Copy exactly, leaving out every image, the lines from the one with "Write a Python" through the one with "# data end here", inclusive.

[Saved entries]
** Start **

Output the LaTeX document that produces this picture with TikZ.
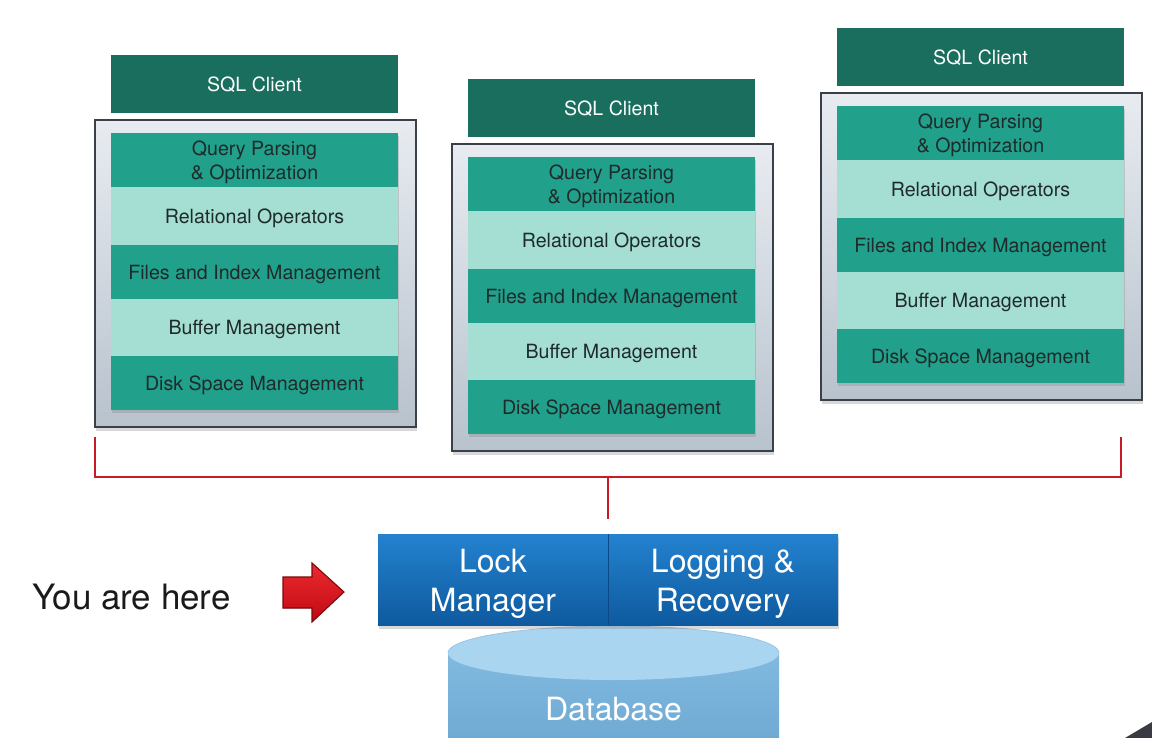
\documentclass[tikz,border=0pt]{standalone}
\usepackage{fontspec}
\setmainfont{TeX Gyre Heros}
\usetikzlibrary{shadows}
\definecolor{clientc}{HTML}{1A6E5E}
\definecolor{rowdark}{HTML}{21A08C}
\definecolor{rowlight}{HTML}{A5DED3}
\definecolor{rowtext}{HTML}{1F2B2A}
\definecolor{framedraw}{HTML}{3A4048}
\definecolor{frametop}{HTML}{E8ECF1}
\definecolor{framebot}{HTML}{B8C2CD}
\definecolor{linkred}{HTML}{CA1A26}
\definecolor{boxtop}{HTML}{2482CE}
\definecolor{boxbot}{HTML}{0E5A9F}
\definecolor{boxline}{HTML}{0B4A86}
\definecolor{dbbody}{HTML}{80BAE0}
\definecolor{dbbodyb}{HTML}{6FA9D3}
\definecolor{dbtop}{HTML}{AAD5F0}
\definecolor{arrowtop}{HTML}{EC2A2F}
\definecolor{arrowbot}{HTML}{C00A14}
\definecolor{arrowdraw}{HTML}{7A0A0E}
\definecolor{herec}{HTML}{1A1A1A}
\definecolor{cornerc}{HTML}{3A3A42}
\newcommand\rowfont{\fontsize{14.7}{18}\selectfont}
\newcommand\bigfont{\fontsize{24}{29.5}\selectfont}
\def\celldrop{0pt}
\tikzset{
  box/.style={inner sep=0pt, outer sep=0pt, /utils/exec={\def\celldrop{0pt}}},
  frame/.style={box, draw=framedraw, line width=0.9pt, top color=frametop, bottom color=framebot,
    drop shadow={opacity=0.3, shadow xshift=1pt, shadow yshift=-3pt}},
  client/.style={box, fill=clientc, text=white, font=\rowfont, /utils/exec={\def\celldrop{-2.2pt}}},
  rowgroup/.style={box, fill=rowdark, drop shadow={opacity=0.3, shadow xshift=1pt, shadow yshift=-2pt}},
  rowd/.style={box, fill=rowdark, text=rowtext, font=\rowfont, /utils/exec={\def\celldrop{-1.7pt}}},
  rowl/.style={box, fill=rowlight, text=rowtext, font=\rowfont, /utils/exec={\def\celldrop{-1.7pt}}},
  link/.style={draw=linkred, line width=2.2pt, line join=miter},
  blue/.style={box, top color=boxtop, bottom color=boxbot, text=white, font=\bigfont, /utils/exec={\def\celldrop{-3.6pt}}},
  bluegroup/.style={box, fill=boxbot, drop shadow={opacity=0.3, shadow xshift=1pt, shadow yshift=-3pt}},
  plain/.style={box, text=herec, font=\fontsize{26.2}{30}\selectfont},
}
% \cell{style}{name}{x1}{y1}{x2}{y2}{text}  (pixel coordinates)
\newcommand\cell[7]{%
  \node[#1, minimum width={((#5)-(#3))*0.75pt}, minimum height={((#6)-(#4))*0.75pt}]
    (#2) at ({((#3)+(#5))/2},{((#4)+(#6))/2})
    {\raisebox{\celldrop}[\height][\depth]{\begin{tabular}{@{}c@{}}#7\end{tabular}}};}
% #1 prefix, #2 frame left, #3 client top
\newcommand\sqlstack[3]{%
  \cell{frame}{#1f}{#2}{#3+65}{#2+321}{#3+372}{}
  \cell{client}{#1c}{#2+16}{#3}{#2+303}{#3+58}{SQL Client}
  \cell{rowgroup}{#1g}{#2+16}{#3+78}{#2+303}{#3+355}{}
  \cell{rowd}{#1q}{#2+16}{#3+78}{#2+303}{#3+132}{Query Parsing\\\& Optimization}
  \cell{rowl}{#1r}{#2+16}{#3+132}{#2+303}{#3+190}{Relational Operators}
  \cell{rowd}{#1i}{#2+16}{#3+190}{#2+303}{#3+244}{Files and Index Management}
  \cell{rowl}{#1b}{#2+16}{#3+244}{#2+303}{#3+301}{Buffer Management}
  \cell{rowd}{#1d}{#2+16}{#3+301}{#2+303}{#3+355}{Disk Space Management}
}
\begin{document}
\begin{tikzpicture}[x=0.75pt, y=-0.75pt]
  \useasboundingbox (0,0) rectangle (1152,738);
  \clip (0,0) rectangle (1152,738);
  \fill[white] (0,0) rectangle (1152,738);

  % three DBMS stacks
  \sqlstack{a}{95}{55}
  \sqlstack{b}{452}{79}
  \sqlstack{c}{821}{28}

  % red connector
  \coordinate (tl) at (95,437);
  \coordinate (tr) at (1121,437);
  \coordinate (jn) at (608,477);
  \coordinate (jd) at (608,519);
  \draw[link] (tl) |- (jn) -| (tr);
  \draw[link] (jn) -- (jd);

  % database cylinder
  \shade[top color=dbbody, bottom color=dbbodyb] (448,653) rectangle (779,745);
  \fill[dbtop] (613.5,653) ellipse [x radius=165.5, y radius=27];
  \draw[dbbodyb!70!white, line width=0.6pt] (448,653) arc[start angle=180, end angle=360, x radius=165.5, y radius=27];
  \node[box, text=white, font=\bigfont] (db) at (613.5,709) {Database};

  % lock manager / logging
  \cell{bluegroup}{bg}{378}{534}{838}{625}{}
  \cell{blue}{lock}{378}{534}{608}{625}{Lock\\Manager}
  \cell{blue}{log}{608}{534}{838}{625}{Logging \&\\Recovery}
  \draw[boxline, line width=0.6pt] (lock.north east) -- (lock.south east);

  % you are here
  \node[plain] (here) at (131.5,597) {You are here};
  \filldraw[top color=arrowtop, bottom color=arrowbot, draw=arrowdraw, line width=0.8pt, line join=miter]
    (283,577) -- (312,577) -- (312,563) -- (344,592) -- (312,622) -- (312,608) -- (283,608) -- cycle;

  % corner artefact
  \fill[cornerc] (1125,738) -- (1152,722) -- (1152,738) -- cycle;
\end{tikzpicture}
\end{document}
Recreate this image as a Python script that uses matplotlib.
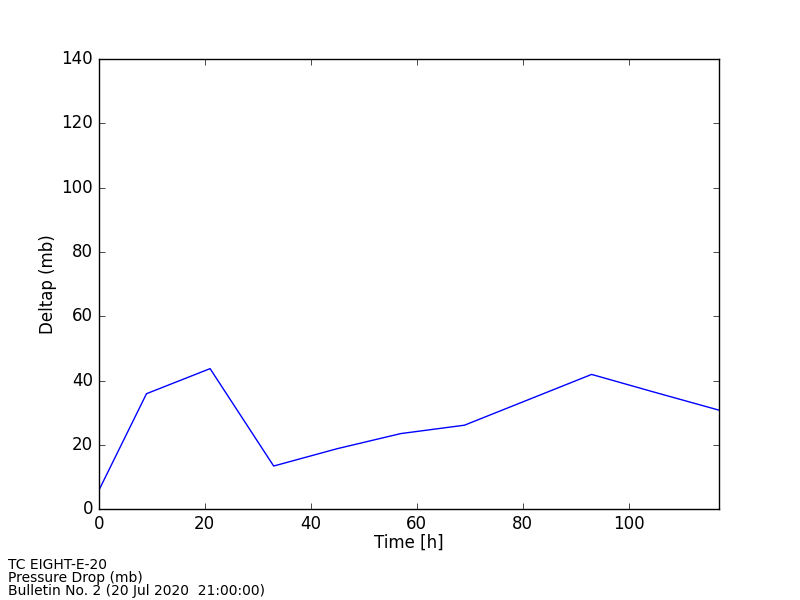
import numpy as np
import matplotlib
matplotlib.use('Agg')
import matplotlib.pyplot as plt

plt.style.use('classic')

# forecast hours and pressure drop
hours = [0, 9, 21, 33, 45, 57, 69, 81, 93, 105, 117]
deltap = [5.8, 35.9, 43.7, 13.4, 18.8, 23.5, 26.1, 34.0, 41.9, 36.3, 30.8]

info_lines = ["TC EIGHT-E-20", "Pressure Drop (mb)", "Bulletin No. 2 (20 Jul 2020  21:00:00)"]

fig = plt.figure(figsize=(8, 6), dpi=100, facecolor='white')
ax = fig.add_axes([0.1235, 0.1515, 0.775, 0.75])
ax.plot(hours, deltap, 'b-')

ax.set_xlim(0, 117)
ax.set_ylim(0, 140)
ax.set_xlabel('Time [h]', labelpad=1)
ax.set_ylabel('Deltap (mb)', labelpad=3)

fig.text(0.01, 0.003, "\n".join(info_lines), fontsize=10, ha='left', va='bottom',
         linespacing=0.9)

fig.savefig('out.png', dpi=100, facecolor='white')
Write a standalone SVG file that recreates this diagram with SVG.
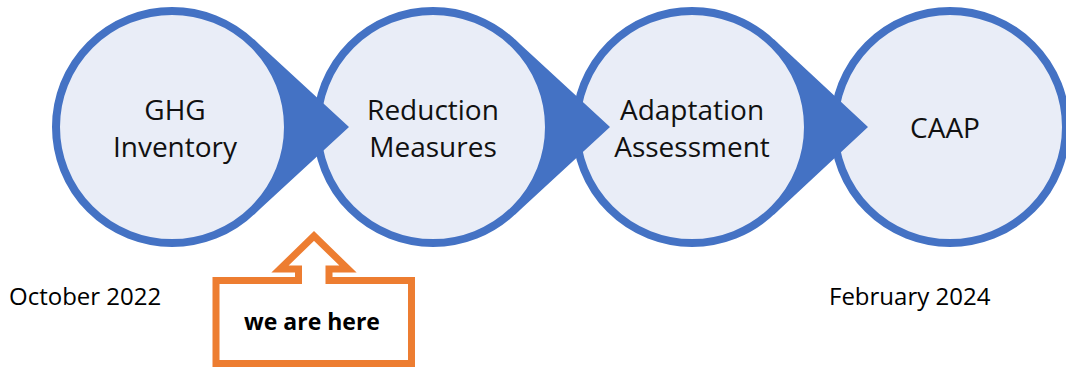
<svg xmlns="http://www.w3.org/2000/svg" width="1066" height="368" viewBox="0 0 1066 368">
<style>
.circ{fill:#E9EDF7;stroke:#4472C4;stroke-width:8}
.wedge{fill:#4472C4}
.lbl{font-family:"Open Sans","Liberation Sans",sans-serif;font-size:28px;fill:#111;text-anchor:middle}
.date{font-family:"Open Sans","Liberation Sans",sans-serif;font-size:24px;fill:#000}
.here{font-family:"Open Sans","Liberation Sans",sans-serif;font-size:23px;font-weight:bold;fill:#000;text-anchor:middle}
</style>
<rect width="1066" height="368" fill="#fff"/>
<g id="node-ghg"><circle class="circ" cx="172" cy="127" r="116"/></g>
<g id="node-reduction"><circle class="circ" cx="433" cy="127" r="116"/></g>
<g id="node-adaptation"><circle class="circ" cx="692" cy="127" r="116"/></g>
<g id="node-caap"><circle class="circ" cx="950" cy="127" r="116"/></g>
<g id="connectors">
<path class="wedge" d="M253.8 39.2 L349 127 L253.8 214.8 L249 209.7 A113 113 0 0 0 249 44.3 Z"/>
<path class="wedge" d="M514.8 39.2 L610 127 L514.8 214.8 L510 209.7 A113 113 0 0 0 510 44.3 Z"/>
<path class="wedge" d="M773.8 39.2 L868 127 L773.8 214.8 L769 209.7 A113 113 0 0 0 769 44.3 Z"/>
</g>
<g id="labels">
<text class="lbl" x="175" y="120">GHG</text>
<text class="lbl" x="175" y="157">Inventory</text>
<text class="lbl" x="433" y="120">Reduction</text>
<text class="lbl" x="433" y="157">Measures</text>
<text class="lbl" x="692" y="120">Adaptation</text>
<text class="lbl" x="692" y="157">Assessment</text>
<text class="lbl" x="945" y="138">CAAP</text>
</g>
<g id="date-start"><text class="date" x="9" y="305">October 2022</text></g>
<g id="date-end"><text class="date" x="829" y="305">February 2024</text></g>
<g id="callout">
<path d="M216 280.5 L298.5 280.5 L298.5 269 L280 269 L314 236 L348 269 L329 269 L329 280.5 L411.5 280.5 L411.5 363.5 L216 363.5 Z" fill="#fff" stroke="#ED7D31" stroke-width="7"/>
<text class="here" x="312" y="330">we are here</text>
</g>
</svg>
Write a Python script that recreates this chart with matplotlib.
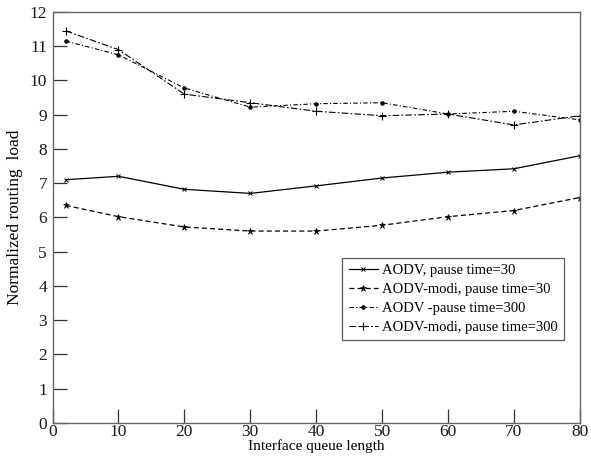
import matplotlib
matplotlib.use("Agg")
import matplotlib.pyplot as plt

# data start here
queue_len = [2, 10, 20, 30, 40, 50, 60, 70, 80]

aodv_30 = [7.1, 7.2, 6.82, 6.7, 6.92, 7.15, 7.32, 7.42, 7.8]
aodv_modi_30 = [6.35, 6.02, 5.72, 5.6, 5.6, 5.77, 6.02, 6.2, 6.58]
aodv_300 = [11.15, 10.75, 9.78, 9.22, 9.32, 9.35, 9.02, 9.1, 8.85]
aodv_modi_300 = [11.45, 10.9, 9.6, 9.35, 9.1, 8.97, 9.02, 8.7, 8.97]

labels = ["AODV, pause time=30", "AODV-modi, pause time=30",
          "AODV -pause time=300", "AODV-modi, pause time=300"]
x_ticks = [0, 10, 20, 30, 40, 50, 60, 70, 80]
y_ticks = list(range(0, 13))
# data end here

plt.rcParams['font.family'] = ['Liberation Serif', 'DejaVu Serif']

fig = plt.figure(figsize=(5.91, 4.62), dpi=100)
ax = fig.add_axes([0.089, 0.085, 0.892, 0.889])

ax.plot(queue_len, aodv_30, color='k', lw=0.9, ls='-',
        marker='x', ms=3.2, mew=0.7, label=labels[0])
ax.plot(queue_len, aodv_modi_30, color='k', lw=0.9, ls=(0, (4, 2.5)),
        marker='*', ms=4.5, mew=0.4, label=labels[1])
ax.plot(queue_len, aodv_300, color='k', lw=0.8, ls=(0, (4, 2, 1, 2)),
        marker='.', ms=4.5, label=labels[2])
ax.plot(queue_len, aodv_modi_300, color='k', lw=0.8, ls=(0, (6, 2, 1.5, 2)),
        marker='+', ms=5.5, mew=0.8, label=labels[3])

ax.set_xlim(0, 80)
ax.set_ylim(0, 12)
ax.set_xticks(x_ticks)
ax.set_yticks(y_ticks)
ax.tick_params(direction='in', length=10, width=0.9, labelsize=12.5,
               top=False, right=False, colors='#333333', labelcolor='#1a1a1a')
ax.tick_params(axis='x', pad=1)
ax.tick_params(axis='y', pad=4)
for s in ax.spines.values():
    s.set_color('#666666')
    s.set_linewidth(1.0)

ax.set_xlabel('Interface queue length', fontsize=11, labelpad=-1)
ax.set_ylabel('Normalized routing  load', fontsize=12.5, labelpad=5)

leg = ax.legend(loc='upper left', bbox_to_anchor=(0.549, 0.402),
                fontsize=10.5, frameon=True, fancybox=False,
                edgecolor='#333333', handlelength=2.0, handletextpad=0.3,
                borderpad=0.45, labelspacing=0.38, borderaxespad=0)
leg.get_frame().set_linewidth(0.9)

fig.savefig('out.png', dpi=100)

** End **

# Finished task
Write a Python script that recreates this chart with matplotlib.
import matplotlib
matplotlib.use("Agg")
import matplotlib.pyplot as plt

# data start here
queue_len = [2, 10, 20, 30, 40, 50, 60, 70, 80]

aodv_30 = [7.1, 7.2, 6.82, 6.7, 6.92, 7.15, 7.32, 7.42, 7.8]
aodv_modi_30 = [6.35, 6.02, 5.72, 5.6, 5.6, 5.77, 6.02, 6.2, 6.58]
aodv_300 = [11.15, 10.75, 9.78, 9.22, 9.32, 9.35, 9.02, 9.1, 8.85]
aodv_modi_300 = [11.45, 10.9, 9.6, 9.35, 9.1, 8.97, 9.02, 8.7, 8.97]

labels = ["AODV, pause time=30", "AODV-modi, pause time=30",
          "AODV -pause time=300", "AODV-modi, pause time=300"]
x_ticks = [0, 10, 20, 30, 40, 50, 60, 70, 80]
y_ticks = list(range(0, 13))
# data end here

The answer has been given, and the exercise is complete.